The Arthur Andersen case seemingly illustrated the adverse consequences of corporate prosecution on blameless employees, now laid off, and knock-on effects in the economy. Prosecutors turned to deferred prosecution agreements as a means of aiming to reform corporate governance flaws and imposing penalties without the possible adverse effects associated with a guilty sentence. Without a guilty sentence, banks aren’t at risk of having their licenses revoked and being driven out of business.

But can such agreements address the root causes of misconduct, having the rehabilitating effect that they were once intended to have on drug offenders? They can impose hefty penalties: the HSBC deferred prosecution agreement included a $1.256 billion criminal forfeiture. 

They also allow prosecutors to marshal the resources of the banks themselves to enforce reforms. Garrett pointed out that the resources of banks astronomically outstrip those of regulators and prosecutors alike. The agreements can require banks to put money aside in order to boost compliance departments or instate a monitor to issue independent reports on developments in the banks’ conduct.

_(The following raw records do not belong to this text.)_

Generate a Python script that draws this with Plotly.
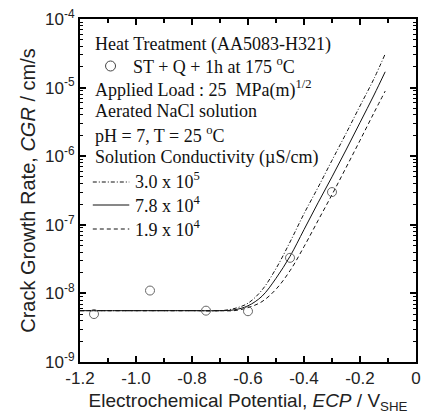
import plotly.graph_objects as go

# Measured crack growth rates (ST + Q + 1h at 175 C)
ecp_data = [-1.15, -0.95, -0.75, -0.60, -0.45, -0.30]
cgr_data = [5.0e-9, 1.1e-8, 5.6e-9, 5.5e-9, 3.3e-8, 3.0e-7]

# Model curves for three solution conductivities
ecp_fit = [-1.2, -1.0, -0.8, -0.70, -0.65, -0.60, -0.55, -0.50,
           -0.45, -0.40, -0.35, -0.30, -0.25, -0.20, -0.15, -0.11]
cgr_3_0e5 = [5.6e-9, 5.6e-9, 5.6e-9, 5.6e-9, 6.0e-9, 7.2e-9, 1.12e-8, 2.3e-8,
             5.6e-8, 1.45e-7, 3.5e-7, 8.7e-7, 2.14e-6, 5.4e-6, 1.35e-5, 3.1e-5]
cgr_7_8e4 = [5.6e-9, 5.6e-9, 5.6e-9, 5.6e-9, 5.75e-9, 6.6e-9, 9.1e-9, 1.66e-8,
             3.47e-8, 8.5e-8, 2.09e-7, 5.0e-7, 1.23e-6, 3.09e-6, 7.8e-6, 1.7e-5]
cgr_1_9e4 = [5.6e-9, 5.6e-9, 5.6e-9, 5.6e-9, 5.6e-9, 6.2e-9, 7.6e-9, 1.15e-8,
             2.14e-8, 4.8e-8, 1.15e-7, 2.75e-7, 6.8e-7, 1.7e-6, 4.3e-6, 8.9e-6]

x_tickvals = [-1.2, -1.0, -0.8, -0.6, -0.4, -0.2, 0.0]
x_ticktext = ["-1.2", "-1.0", "-0.8", "-0.6", "-0.4", "-0.2", "0"]
x_minorvals = [-1.1, -0.9, -0.7, -0.5, -0.3, -0.1]
y_tickvals = [1e-9, 1e-8, 1e-7, 1e-6, 1e-5, 1e-4]
y_ticktext = ["10<sup>-9</sup>", "10<sup>-8</sup>", "10<sup>-7</sup>",
              "10<sup>-6</sup>", "10<sup>-5</sup>", "10<sup>-4</sup>"]
y_minorvals = [m * 10.0 ** e for e in range(-9, -4) for m in range(2, 10)]

LINE = "#111111"
W, H = 425, 419
L, R, T, B = 80, 4, 19, 57
PW, PH = W - L - R, H - T - B


def px(x):
    return (x - L) / PW


def py(y):
    return (H - B - y) / PH


fig = go.Figure()
for vals, dash in [(cgr_3_0e5, "4px,2px,1px,2px"),
                   (cgr_7_8e4, "solid"),
                   (cgr_1_9e4, "4px,3px")]:
    fig.add_trace(go.Scatter(x=ecp_fit, y=vals, mode="lines",
                             line=dict(color=LINE, width=1, dash=dash, shape="spline"),
                             showlegend=False))

fig.add_trace(go.Scatter(x=ecp_data, y=cgr_data, mode="markers",
                         marker=dict(symbol="circle-open", size=9,
                                     color="#666666", line=dict(width=1)),
                         showlegend=False))

serif = dict(family="Liberation Serif, Times New Roman, serif", size=18, color="#111111")
text_lines = [
    (93, 44, "Heat Treatment (AA5083-H321)"),
    (132, 66, "ST + Q + 1h at 175 <sup>o</sup>C"),
    (93, 89, "Applied Load : 25  MPa(m)<sup>1/2</sup>"),
    (93, 111, "Aerated NaCl solution"),
    (93, 134, "pH = 7, T = 25 <sup>o</sup>C"),
    (93, 157, "Solution Conductivity (\u00b5S/cm)"),
    (134, 180, "3.0 x 10<sup>5</sup>"),
    (134, 204, "7.8 x 10<sup>4</sup>"),
    (134, 228, "1.9 x 10<sup>4</sup>"),
]
for x0, y0, txt in text_lines:
    fig.add_annotation(x=px(x0), y=py(y0), xref="paper", yref="paper",
                       text=txt, showarrow=False, xanchor="left", yanchor="middle",
                       font=serif)

# legend keys
for y0, dash in [(182, "4px,2px,1px,2px"), (205, "solid"), (229, "4px,3px")]:
    fig.add_shape(type="line", xref="paper", yref="paper",
                  x0=px(93), x1=px(130), y0=py(y0), y1=py(y0),
                  line=dict(color=LINE, width=1, dash=dash))
fig.add_shape(type="circle", xref="paper", yref="paper",
              xsizemode="pixel", ysizemode="pixel",
              xanchor=px(111), yanchor=py(66),
              x0=-5, x1=5, y0=-5, y1=5,
              line=dict(color="#444444", width=1))

sans = "Liberation Sans, Arial, sans-serif"
fig.update_xaxes(range=[-1.2, 0.0], tickmode="array", tickvals=x_tickvals,
                 ticktext=x_ticktext, ticks="inside", ticklen=6, tickwidth=1.5,
                 tickcolor="black", showline=True, linewidth=2, linecolor="black",
                 mirror="allticks", showgrid=False, zeroline=False,
                 minor=dict(tickmode="array", tickvals=x_minorvals, ticks="inside",
                            ticklen=4, tickwidth=1.5, tickcolor="black", showgrid=False),
                 tickfont=dict(family=sans, size=17, color="#222"),
                 title=dict(text="Electrochemical Potential, <i>ECP</i> / V<sub>SHE</sub>",
                            font=dict(family=sans, size=19, color="#222"), standoff=6))
fig.update_yaxes(type="log", range=[-9, -4], tickmode="array", tickvals=y_tickvals,
                 ticktext=y_ticktext, ticks="inside", ticklen=6, tickwidth=1.5,
                 tickcolor="black", showline=True, linewidth=2, linecolor="black",
                 mirror="allticks", showgrid=False, zeroline=False,
                 minor=dict(tickmode="array", tickvals=y_minorvals, ticks="inside",
                            ticklen=3, tickwidth=1, tickcolor="black", showgrid=False),
                 tickfont=dict(family=sans, size=17, color="#222"),
                 title=dict(text="Crack Growth Rate, <i>CGR</i> / cm/s",
                            font=dict(family=sans, size=20, color="#222"), standoff=4))

fig.update_layout(width=W, height=H, margin=dict(l=L, r=R, t=T, b=B),
                  plot_bgcolor="white", paper_bgcolor="white")

fig.write_html("out.html")
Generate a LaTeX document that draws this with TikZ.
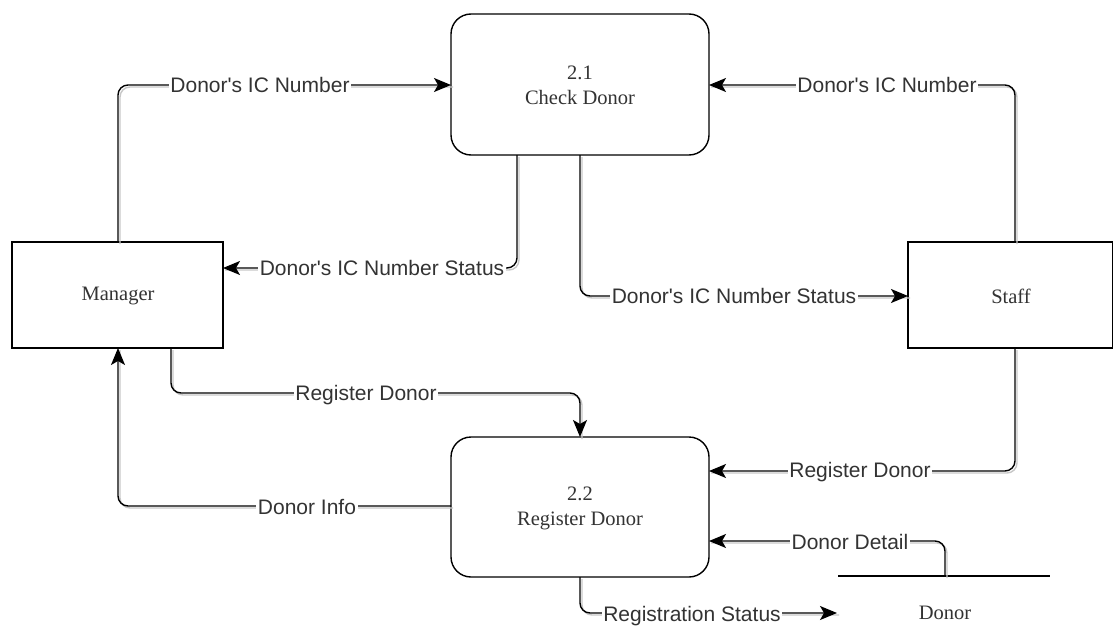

One such high profile monitor was Michael Cherkasky, a former New York prosecutor, appointed to oversee HSBC’s anti-money laundering reform efforts. The actual influence of such monitors is not yet clear; Cherkasky’s most recent report highlighted resistance to reforms by ‘combative’ senior managers at the bank.

As Garrett pointed out in his seminar, corporate governance reform efforts through these agreements are difficult also because there is no ready blueprint for good corporate governance. In fact, regulators’ checklist approach was often what led them to miss patterns of fraud or abuse. The reform requirements agreed by prosecutors and banks may be blunt instruments for rectifying cultures of criminal behavior.

It is also striking that deferred prosecution agreements have not been used to prosecute more individuals responsible for the crimes. Garrett argued that prosecutors could make much greater use of the banks’ cooperation required by the agreements to build cases against particular individuals. The agreements will often include sufficient information to identify those personally culpable for the misconduct, but will avoid naming them.

Garrett argued that judges should more active in monitoring and overseeing these deferred prosecution agreements. After all, they effectively entail judges agreeing to delay and ultimately suspend an indictment when there is evidence that crimes have been committed.

The recent suspension of UBS’ non-prosecution agreement suggests that adherence to conditions is being taken seriously; banks are not guaranteed a free ride if they reach an agreement. But Garrett is right to point to the greater responsibility that judges can take in scrutinizing and approving agreements that allow banks to avoid a guilty plea.

However, the very concept of deferred prosecution agreements has come under fire. US senator Elizabeth Warren has criticized the practice, arguing that prosecutors are too lenient on corporate criminals. Indeed, prosecutors should consider carefully whether the benefits of banks’ cooperation and the possible costs to the economy of conviction are so great as to warrant avoiding indictment. Otherwise ‘too big to jail’ will do little to rehabilitate, and instead foster moral hazard and further bad behavior.

Others have criticized the opacity of some of the agreements, at least as regards the evidence that underlay the decision to agree a deal rather than go to court. Moreover, although there are guidelines for the size of penalties, the discretion afforded the prosecutors and the above opacity has often led to the size of the fines sometimes appearing to have little logic. Garrett’s own analysis indicated that being a foreign company, for example, has been a key factor in determining the size of fines, even after correcting (to the extent known) for the nature of the misdemeanor and its severity. But arbitrary or not, fines have been growing in size across the board and are undoubtedly concentrating minds in the corporate world.